Who in your organisation needs to know about this?

Marketing teams, in-house counsel involved in trade mark issues and those involved in litigation.

Trade mark litigation way off the mark


Pinnacle Runway Pty Ltd and Triangl Limited are clothing competitors. Generally, Pinnacle uses the registered trade mark 'DELPHINE' to promote its clothing, whereas Triangl uses the registered trade mark 'TRIANGL'. For a short period, however, Triangl also used the word DELPHINE to reference one bikini style in its own TRIANGL range (see below). The primary issue: did Triangl's use of DELPHINE as a style name amount to use as a trade mark and therefore infringe Pinnacle's trade mark registration?

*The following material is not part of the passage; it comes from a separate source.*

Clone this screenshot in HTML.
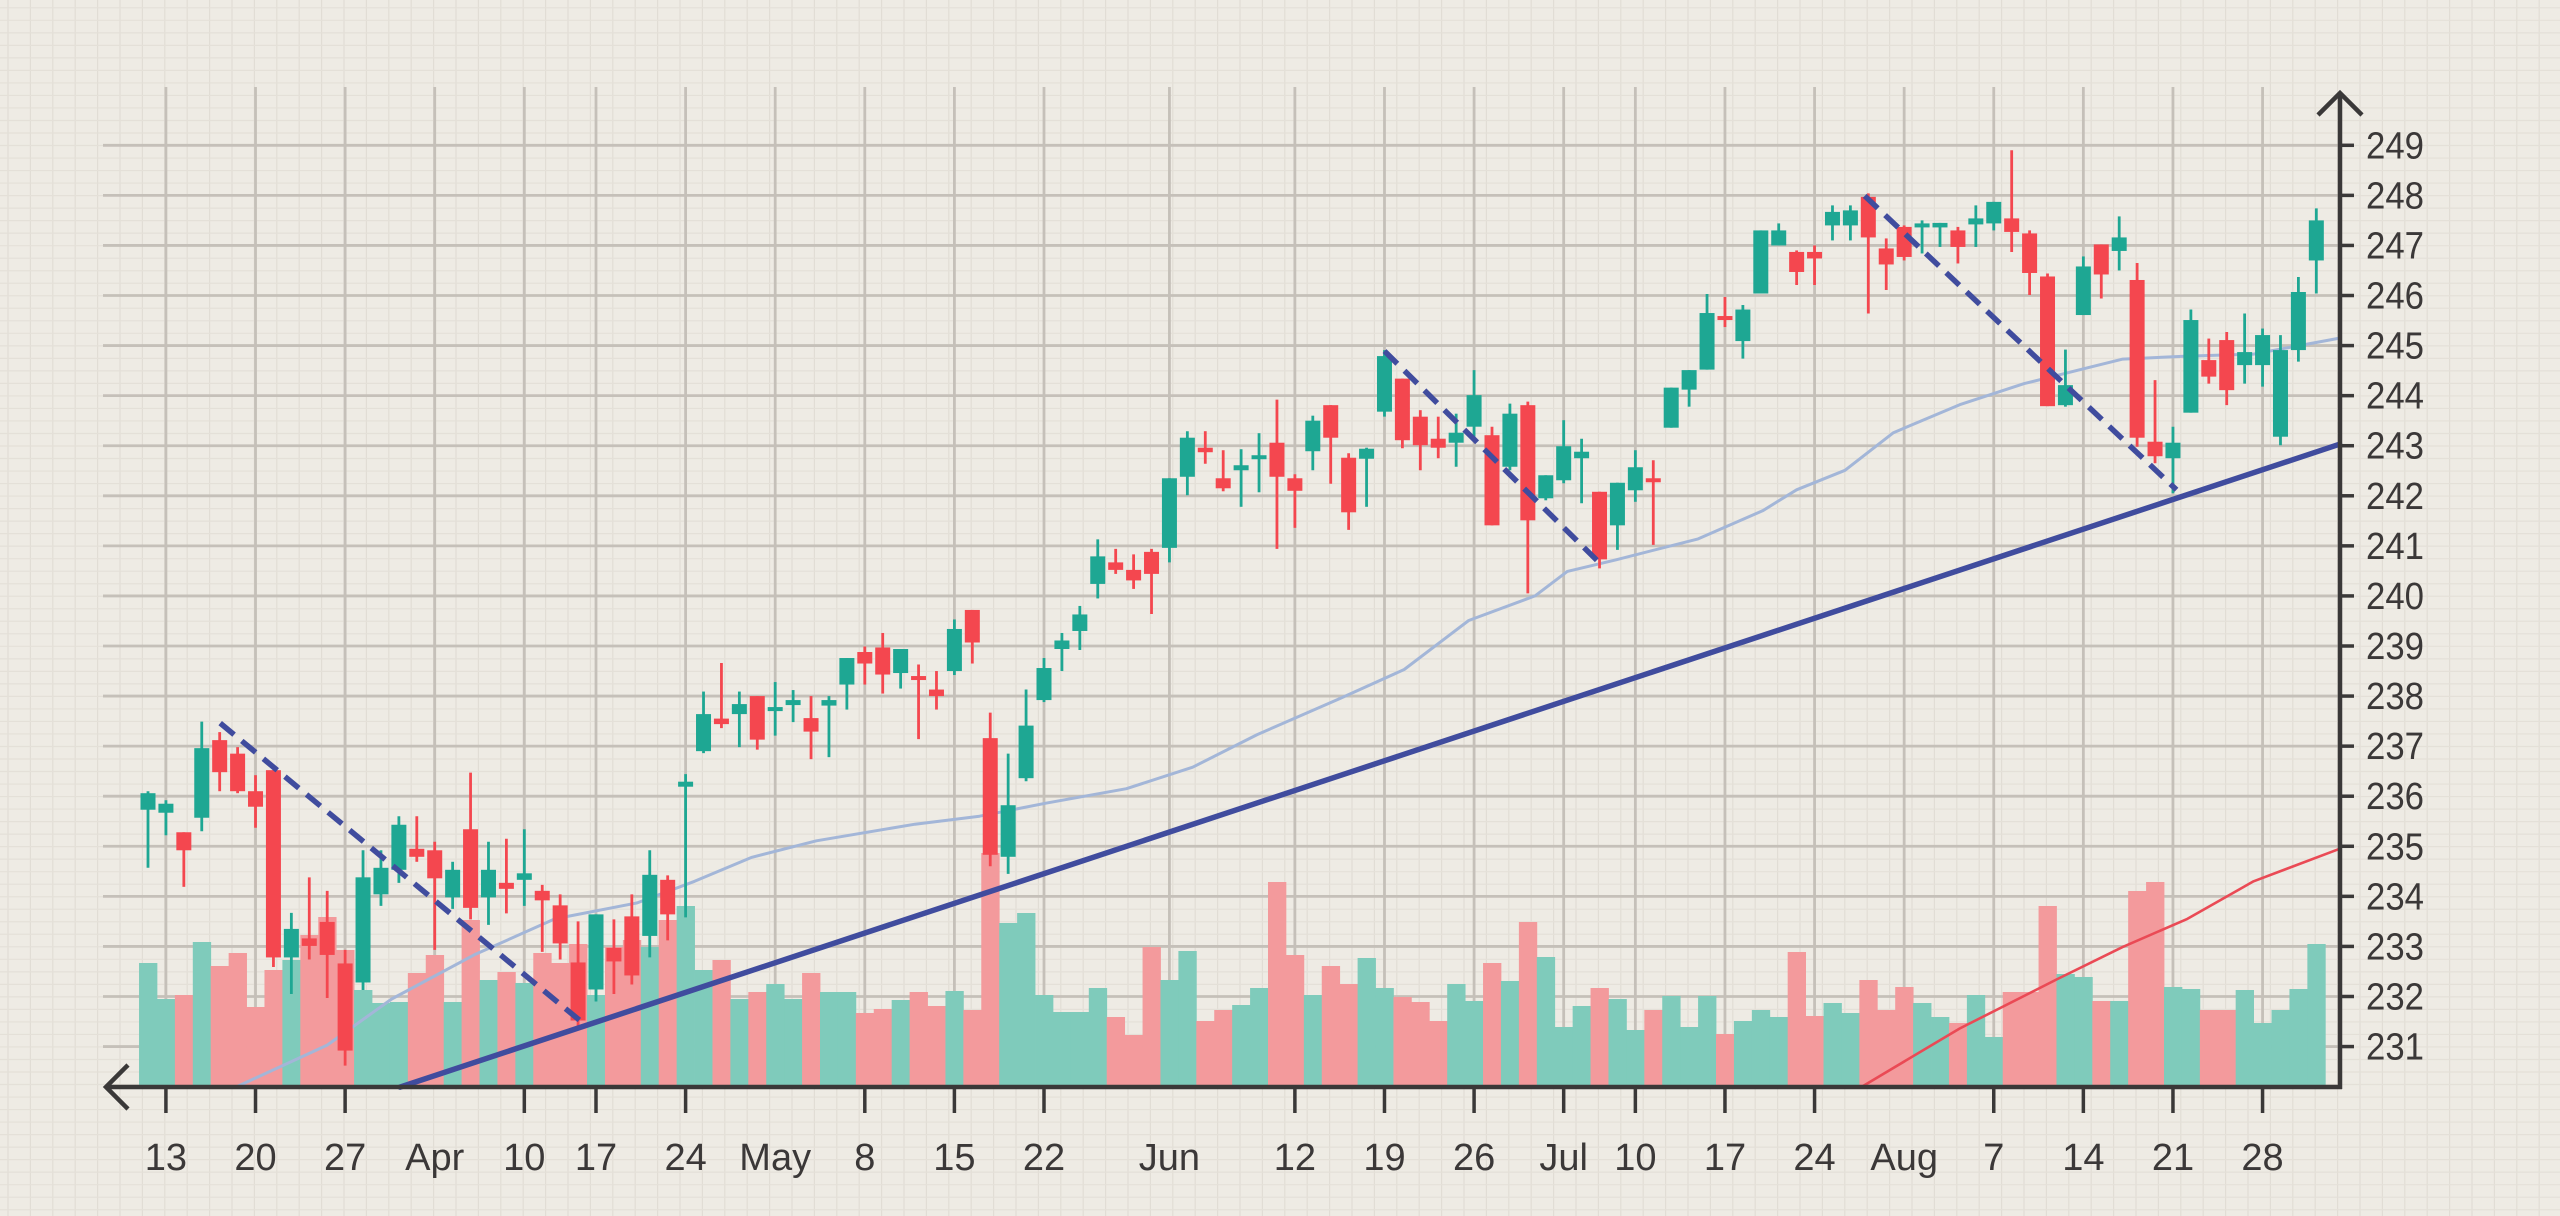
<!DOCTYPE html>
<html><head><meta charset="utf-8"><style>
html,body{margin:0;padding:0;background:#eeebe4;}
svg{display:block;}
text{font-family:"Liberation Sans Narrow","Liberation Sans",sans-serif;fill:#3b3838;}
</style></head><body>
<svg id="chart" width="2560" height="1216" viewBox="0 0 2560 1216" xmlns="http://www.w3.org/2000/svg">
<rect x="0" y="0" width="2560" height="1216" fill="#eeebe4"/>
<g id="minor"></g>
<g id="major"></g>
<g id="vol"></g>
<g id="lines"></g>
<g id="candles"></g>
<g id="trend"></g>
<g id="axes"></g>
</svg>
<script>
const opens=[235.73,235.67,235.28,235.57,237.12,236.85,236.10,236.52,232.78,233.16,233.49,232.66,232.28,234.04,234.53,234.95,234.92,233.98,235.34,233.98,234.27,234.33,234.11,233.82,232.68,232.14,232.97,233.60,233.21,234.33,236.19,236.90,237.55,237.64,238.00,237.70,237.82,237.56,237.81,238.23,238.88,238.97,238.46,238.40,238.13,238.50,239.72,237.16,234.79,236.36,237.92,238.94,239.30,240.24,240.67,240.52,240.88,240.96,242.38,242.96,242.35,242.51,242.74,243.06,242.35,242.89,243.81,242.76,242.74,243.68,244.34,243.58,243.14,243.06,243.38,243.21,242.58,243.81,241.95,242.31,242.75,242.08,241.41,242.11,242.35,243.36,244.12,244.52,245.59,245.09,246.04,247.00,246.87,246.87,247.40,247.40,247.97,246.94,247.37,247.36,247.36,247.30,247.42,247.44,247.54,247.24,246.38,243.81,245.61,247.02,246.89,246.31,243.08,242.75,243.66,244.71,245.11,244.61,244.61,243.18,244.91,246.70];
const highs=[236.10,235.92,235.28,237.49,237.28,236.98,236.42,236.52,233.67,234.38,234.11,232.93,234.92,234.92,235.60,235.60,235.09,234.69,236.47,235.09,235.15,235.34,234.23,234.04,233.50,233.64,233.54,234.04,234.92,234.42,236.44,238.09,238.66,238.09,238.00,238.28,238.12,238.00,238.00,238.76,238.99,239.26,238.94,238.63,238.50,239.53,239.72,237.67,236.85,238.13,238.76,239.26,239.80,241.13,240.94,240.83,240.94,242.35,243.29,243.29,242.91,242.93,243.25,243.92,242.43,243.60,243.81,242.85,242.96,244.91,244.34,243.71,243.58,243.64,244.51,243.38,243.84,243.88,242.41,243.51,243.14,242.08,242.26,242.91,242.71,244.16,244.51,246.03,245.97,245.81,247.30,247.44,246.90,247.00,247.80,247.80,248.04,247.14,247.40,247.50,247.45,247.37,247.80,247.87,248.90,247.30,246.44,244.92,246.78,247.02,247.58,246.65,244.31,243.38,245.72,245.14,245.27,245.64,245.34,245.21,246.37,247.74];
const lows=[234.57,235.22,234.19,235.30,236.10,236.06,235.37,232.59,232.05,232.74,231.97,230.62,232.13,233.81,234.27,234.69,232.93,233.75,233.54,233.43,233.66,233.81,232.89,232.74,231.33,231.90,232.05,232.24,232.78,233.12,233.58,236.86,237.36,236.98,236.93,237.21,237.48,236.74,236.78,237.73,238.23,238.05,238.15,237.14,237.73,238.42,238.65,234.60,234.45,236.30,237.88,238.50,238.92,239.95,240.44,240.14,239.64,240.67,242.01,242.64,242.09,241.78,242.07,240.94,241.36,242.51,242.24,241.32,241.78,243.58,242.95,242.51,242.75,242.58,243.18,241.41,242.51,240.05,241.91,242.25,241.85,240.55,240.92,241.88,241.02,243.36,243.78,244.52,245.37,244.74,246.04,247.00,246.21,246.21,247.10,247.10,245.64,246.11,246.70,246.84,246.97,246.64,246.97,247.30,246.87,246.01,243.79,243.78,245.61,245.94,246.50,242.98,242.65,242.05,243.66,244.24,243.81,244.24,244.18,243.01,244.68,246.04];
const closes=[236.06,235.85,234.92,236.96,236.48,236.10,235.79,232.78,233.35,233.01,232.83,230.92,234.38,234.57,235.43,234.79,234.36,234.53,233.77,234.53,234.15,234.46,233.92,233.06,231.52,233.64,232.70,232.42,234.43,233.64,236.29,237.64,237.44,237.84,237.13,237.78,237.92,237.29,237.92,238.76,238.65,238.43,238.94,238.33,238.00,239.34,239.07,234.83,235.82,237.41,238.56,239.11,239.63,240.79,240.52,240.31,240.44,242.35,243.16,242.87,242.15,242.61,242.81,242.38,242.10,243.50,243.16,241.67,242.94,244.79,243.11,243.01,242.96,243.26,244.01,241.41,243.64,241.51,242.41,242.99,242.88,240.73,242.26,242.57,242.30,244.16,244.51,245.65,245.54,245.72,247.30,247.30,246.47,246.74,247.67,247.70,247.16,246.62,246.77,247.44,247.45,246.97,247.54,247.87,247.27,246.45,243.79,244.21,246.58,246.42,247.16,243.16,242.79,243.06,245.51,244.38,244.11,244.87,245.21,244.91,246.07,247.50];
const volumes=[124,88,92,145,121,134,80,117,127,152,170,137,97,84,85,114,132,85,167,107,115,104,134,124,143,92,140,147,140,167,181,117,127,88,95,103,88,114,95,95,74,78,87,95,81,96,77,234,164,174,92,75,75,99,70,52,140,107,136,66,77,82,99,205,132,92,121,103,129,99,90,85,66,103,86,124,106,165,130,60,81,99,88,57,77,91,60,91,53,66,77,70,135,71,84,74,107,77,100,84,70,64,92,50,95,95,181,113,110,86,86,196,205,100,98,77,77,97,64,77,98,143];
const maIdx=[4.9,10,13.6,18.2,22.7,27.3,30.5,33.7,37.3,42.8,46.4,50.1,54.6,58.3,61.9,66.5,70.1,73.7,77.4,79.2,81.9,86.5,90.1,92,94.7,97.4,101.1,104.7,108.4,110.2,113.8,117.5,122.3];
const maVal=[230.19,231.03,231.95,232.83,233.55,233.87,234.3,234.78,235.11,235.44,235.6,235.86,236.15,236.58,237.23,237.95,238.53,239.51,240.0,240.49,240.72,241.14,241.7,242.12,242.51,243.26,243.82,244.24,244.57,244.73,244.79,244.83,245.15];
const ma2Idx=[95.6,101.1,106.5,110.2,113.8,117.5,122.3];
const ma2Val=[230.19,231.36,232.34,232.99,233.55,234.3,234.95];
const trendIdx=[14.06,122.3];
const trendVal=[230.19,243.03];
const dash1Idx=[4.03,24.3], dash1Val=[237.46,231.46];
const dash2Idx=[69.0,81.2], dash2Val=[244.89,240.59];
const dash3Idx=[95.8,113.2], dash3Val=[247.99,242.12];
const yTicks=[231,232,233,234,235,236,237,238,239,240,241,242,243,244,245,246,247,248,249];
const xLabels=["13","20","27","Apr","10","17","24","May","8","15","22","Jun","12","19","26","Jul","10","17","24","Aug","7","14","21","28"];
const xLabelIdx=[1,6,11,16,21,25,30,35,40,45,50,57,64,69,74,79,83,88,93,98,103,108,113,118];
const xHasTick=[1,1,1,0,1,1,1,0,1,1,1,0,1,1,1,1,1,1,1,0,1,1,1,1];

const NS="http://www.w3.org/2000/svg";
const X0=148, DX=17.92, AXY=1087, AXX=2340;
function xs(i){return X0+DX*i;}
function ys(p){return 145.3+(249-p)*50.07;}
function yv(v){return AXY-v;}
function mk(tag,attrs,parent){const e=document.createElementNS(NS,tag);for(const k in attrs)e.setAttribute(k,attrs[k]);parent.appendChild(e);return e;}

const minor=document.getElementById('minor');
for(let x=8;x<2560;x+=22.4){const l=mk('line',{x1:x,y1:0,x2:x,y2:1216,stroke:'#e1ddd5','stroke-width':1.2},minor);

}
for(let y=7.8;y<1216;y+=12.52){const l=mk('line',{x1:0,y1:y,x2:2560,y2:y,stroke:'#e4e0d8','stroke-width':1.2},minor);

}
const major=document.getElementById('major');
yTicks.forEach(t=>{const l=mk('line',{x1:103,y1:ys(t),x2:AXX,y2:ys(t),stroke:'#c5c0b9','stroke-width':2.8},major);

});
xLabelIdx.forEach(i=>{const l=mk('line',{x1:xs(i),y1:87,x2:xs(i),y2:AXY,stroke:'#c5c0b9','stroke-width':2.8},major);

});

const vol=document.getElementById('vol');
volumes.forEach((v,i)=>{const up=closes[i]>=opens[i];
const r=mk('rect',{x:xs(i)-DX/2,y:yv(v),width:DX+0.4,height:v,fill:up?'#7fcbbb':'#f39a9c'},vol);

});

const lines=document.getElementById('lines');
function poly(idx,val,stroke,w,parent,name,dash){
 const pts=idx.map((t,k)=>xs(t).toFixed(1)+','+ys(val[k]).toFixed(1)).join(' ');
 const p=mk('polyline',{points:pts,fill:'none',stroke:stroke,'stroke-width':w,'stroke-linecap':dash?'butt':'round','stroke-linejoin':'round'},parent);
 if(dash)p.setAttribute('stroke-dasharray',dash);
 
 
 return p;}
poly(maIdx,maVal,'#a3b6d8',3,lines,'moving-average-blue');
poly(ma2Idx,ma2Val,'#ea4a55',2.6,lines,'moving-average-red');

const cg=document.getElementById('candles');
opens.forEach((o,i)=>{const c=closes[i],up=c>=o,col=up?'#1ea793':'#f4474f';const x=xs(i);
 const w=mk('line',{x1:x,y1:ys(highs[i]),x2:x,y2:ys(lows[i]),stroke:col,'stroke-width':2.8},cg);
 
 
 const top=ys(Math.max(o,c)),bot=ys(Math.min(o,c));
 const b=mk('rect',{x:x-7.5,y:top,width:15,height:Math.max(bot-top,4),fill:col},cg);
 
 });

const tg=document.getElementById('trend');
poly(trendIdx,trendVal,'#404c9e',5.5,tg,'support-trend-line');
poly(dash1Idx,dash1Val,'#404c9e',5.5,tg,'downtrend-dashed-line-1','18,10');
poly(dash2Idx,dash2Val,'#404c9e',5.5,tg,'downtrend-dashed-line-2','18,10');
poly(dash3Idx,dash3Val,'#404c9e',5.5,tg,'downtrend-dashed-line-3','18,10');

const ax=document.getElementById('axes');
let e;
e=mk('line',{x1:106,y1:AXY,x2:AXX+2,y2:AXY,stroke:'#3a3838','stroke-width':4.5},ax);


e=mk('polyline',{points:'128,1065 106,1087 128,1109',fill:'none',stroke:'#3a3838','stroke-width':4.5},ax);


e=mk('line',{x1:AXX,y1:93,x2:AXX,y2:AXY+2,stroke:'#3a3838','stroke-width':4.5},ax);


e=mk('polyline',{points:'2318,115 2340,93 2362,115',fill:'none',stroke:'#3a3838','stroke-width':4.5},ax);


yTicks.forEach(t=>{const y=ys(t);
 const l=mk('line',{x1:AXX,y1:y,x2:AXX+14,y2:y,stroke:'#3a3838','stroke-width':3.5},ax);
 
 
 const tx=mk('text',{x:2366,y:y+13,'font-size':38,'textLength':58,'lengthAdjust':'spacingAndGlyphs'},ax);tx.textContent=String(t);
 
 });
xLabels.forEach((s,k)=>{const x=xs(xLabelIdx[k]);
 if(xHasTick[k]){const l=mk('line',{x1:x,y1:AXY,x2:x,y2:1113,stroke:'#3a3838','stroke-width':3.5},ax);
 
 }
 const tx=mk('text',{x:x,y:1170,'font-size':38,'text-anchor':'middle'},ax);tx.textContent=s;
 
 });
</script>
</body></html>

Trade mark claim 'not worth the powder and shot'

The court concluded that Triangl did not use DELPHINE as a trade mark. Triangl used DELPHINE as a style name to distinguish between different products offered under its own TRIANGL brand, but not as a trade mark to distinguish its products from other trader's products. This was largely because Triangl did not separately promote a DELPHINE range of products. The court took into consideration the fact that use of the DELPHINE style code was subject to Triangl's more prominent use of the TRIANGL brand, which consumers would perceive as the clothing's badge of origin.

A way around the hearsay rule for Wayback evidence

Triangl also adduced evidence from the Wayback Machine to prove that consumers in Australia were accustomed to seeing women's names as style names in women's fashion.

The 'Wayback Machine' is a website that archives various pages of the internet at various points in time. The archived pages can later be accessed through a search functionality. Due to the hearsay rule, some recent decisions have excluded from evidence screenshots obtained from the Wayback Machine.

In this case, an employee of the Wayback Machine gave evidence that the archive is compiled automatically from software programs (ie without human input). Therefore, the screenshots did not offend the hearsay rule because there was no representation 'by a person'. Previous courts that have weighed into the Wayback debate have not been provided with equivalent evidence. Thus, providing evidence of the Wayback Machine's automated operation is an important measure when relying on evidence from the archive.

Actions you can take now

  • Marketing teams, particularly those in the fashion industry, should consider whether they are using signs as trade marks or as style names.
  • Litigants seeking to rely on the Wayback Machine in evidence should tender an affidavit from an employee of the Internet Archive that explains the automation process underpinning the archive.

Note, Pinnacle has appealed the Pinnacle v Triangl decision (VID1179/2019).